How to Organize Your Kid’s Room
October 21st, 2006 (Organization)
The places you have created to put things can carry an automatic limit. A dishpan or box for school papers is a limit. When the box is full, the child goes through the papers, keeping only the favorites. After storing things for a while, some of the initial emotional attachment is gone and it is easier for the child to discard them. A bulletin board and knickknack shelf are limiting. When they are full, some of the papers or hobby items need to be stored.
Another important limit to consider is clothing. How often do you wash? Every other day? Once a week? Count the number of days between washings, add a couple, and that could be the limit on how many clothes are out. So often we keep two or three times that many clothes in the closet or chest and it complicates efforts to keep the room clean. Involve your child in learning to manage a few things well.
Limits also need to be set for toys. Think about a rotation system, leaving some of the toys out on the toy shelves for a week or two and then rotating them with different ones that have been stored elsewhere. Young children find old toys carry the freshness of new toys after they have been out of sight for a time. With fewer children per family, toys that last longer, cuter things available, and with prosperous grandparents, the number of toys per child has increased.

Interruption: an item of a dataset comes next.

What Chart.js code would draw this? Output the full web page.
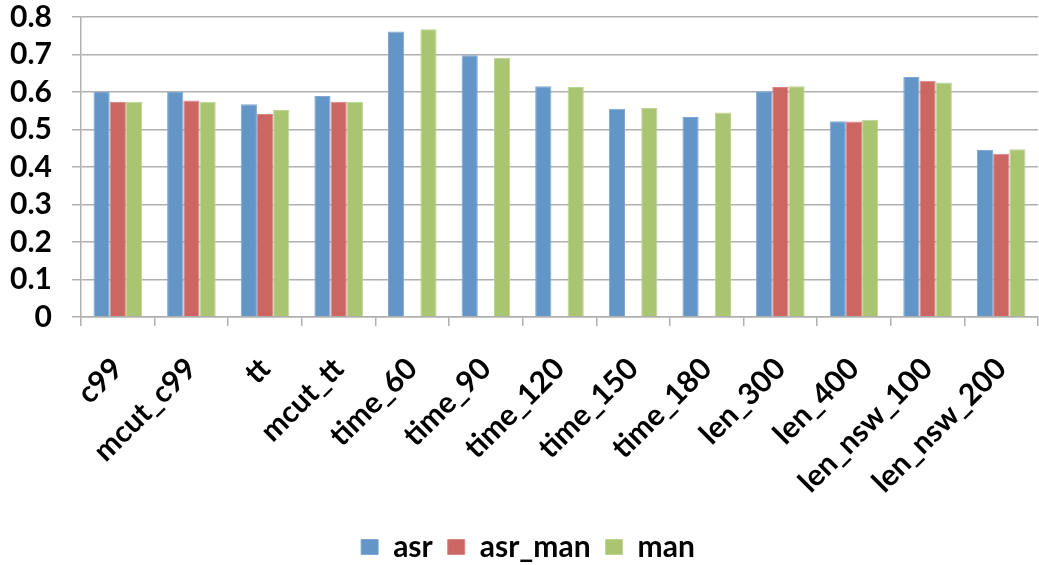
<!DOCTYPE html>
<html>
<head>
<meta charset="utf-8">
<script src="https://cdn.jsdelivr.net/npm/chart.js@4/dist/chart.umd.min.js"></script>
<style>
  html, body { margin: 0; padding: 0; background: #ffffff; }
  #wrap { width: 1039px; height: 565px; }
</style>
</head>
<body>
<div id="wrap"><canvas id="chart" width="1039" height="565"></canvas></div>
<script>
// Configurations compared along the x axis
const categories = ['c99', 'mcut_c99', 'tt', 'mcut_tt', 'time_60', 'time_90', 'time_120',
                    'time_150', 'time_180', 'len_300', 'len_400', 'len_nsw_100', 'len_nsw_200'];

// Scores per configuration (null = not measured for that setting)
const asr     = [0.600, 0.600, 0.567, 0.589, 0.761, 0.698, 0.615, 0.555, 0.533, 0.602, 0.522, 0.640, 0.445];
const asrMan  = [0.574, 0.577, 0.541, 0.574, null,  null,  null,  null,  null,  0.613, 0.521, 0.630, 0.435];
const man     = [0.574, 0.574, 0.552, 0.574, 0.767, 0.691, 0.613, 0.557, 0.545, 0.615, 0.526, 0.625, 0.447];

// Value axis ticks
const yTicks = [0, 0.1, 0.2, 0.3, 0.4, 0.5, 0.6, 0.7, 0.8];

const FONT = 'Lato, "Open Sans", "DejaVu Sans", sans-serif';
const GRID = '#b0b0b0';

const chart = new Chart(document.getElementById('chart'), {
  type: 'bar',
  data: {
    labels: categories,
    datasets: [
      { label: 'asr',     data: asr,    backgroundColor: '#6395c7', borderColor: '#7ea8d3', borderWidth: 1 },
      { label: 'asr_man', data: asrMan, backgroundColor: '#cc6662', borderColor: '#d98683', borderWidth: 1 },
      { label: 'man',     data: man,    backgroundColor: '#a9c572', borderColor: '#bdd391', borderWidth: 1 }
    ]
  },
  options: {
    responsive: false,
    animation: false,
    layout: { padding: { top: 0, right: 1, left: 0, bottom: -15 } },
    datasets: { bar: { categoryPercentage: 0.66, barPercentage: 1.0 } },
    plugins: {
      legend: {
        position: 'bottom',
        labels: {
          boxWidth: 17,
          boxHeight: 15,
          padding: 15,
          color: '#000000',
          font: { family: FONT, size: 30, weight: 'bold' }
        }
      },
      tooltip: { enabled: false }
    },
    scales: {
      x: {
        afterFit: (scale) => { scale.paddingRight = 0; },
        grid: { display: true, drawOnChartArea: false, drawTicks: true, tickLength: 9, color: GRID, lineWidth: 1.5, offset: true },
        border: { display: true, color: GRID, width: 1.5 },
        ticks: {
          autoSkip: false,
          minRotation: 45,
          maxRotation: 45,
          padding: 25,
          color: '#000000',
          font: { family: FONT, size: 30, weight: 'bold' }
        }
      },
      y: {
        min: 0,
        max: 0.8,
        afterFit: (scale) => { scale.width = 81; scale.paddingTop = 17; },
        afterBuildTicks: (scale) => { scale.ticks = yTicks.map(v => ({ value: v })); },
        grid: { color: GRID, lineWidth: 1.5, drawTicks: true, tickLength: 9 },
        border: { display: true, color: GRID, width: 1.5 },
        ticks: {
          autoSkip: false,
          padding: 20,
          color: '#000000',
          font: { family: FONT, size: 30, weight: 'bold' },
          callback: (v) => (v === 0 ? '0' : Number(v).toFixed(1))
        }
      }
    }
  }
});

// Nudge the legend row slightly right and up from its default slot
const legendDraw = chart.legend.draw.bind(chart.legend);
chart.legend.draw = function () {
  const ctx = chart.ctx;
  ctx.save();
  ctx.translate(9, -8);
  legendDraw();
  ctx.restore();
};
chart.draw();
</script>
</body>
</html>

Kids have more toys, and parents live in smaller quarters. Add those two together and without management you have a mess. After a hard planning session, stand back and evaluate where toys are used. Sometimes it is better to rearrange and store toys in the places where the children use them. If you find yourself picking up a mountain every day, your children may be playing a game called “dump everything” instead of playing with them as they were designed. It is time to cut back the available inventory and rotate.
Add something new from time to time to spark interest. Give a new set of bed sheets or a bucket of paint for a birthday present. Just changing the furniture around when cleaning gives a feeling of newness and motivates the child to keep it clean for a few days. The child’s bedroom doesn’t have to have everything new or look like a magazine picture, but a change gives a boost to the child.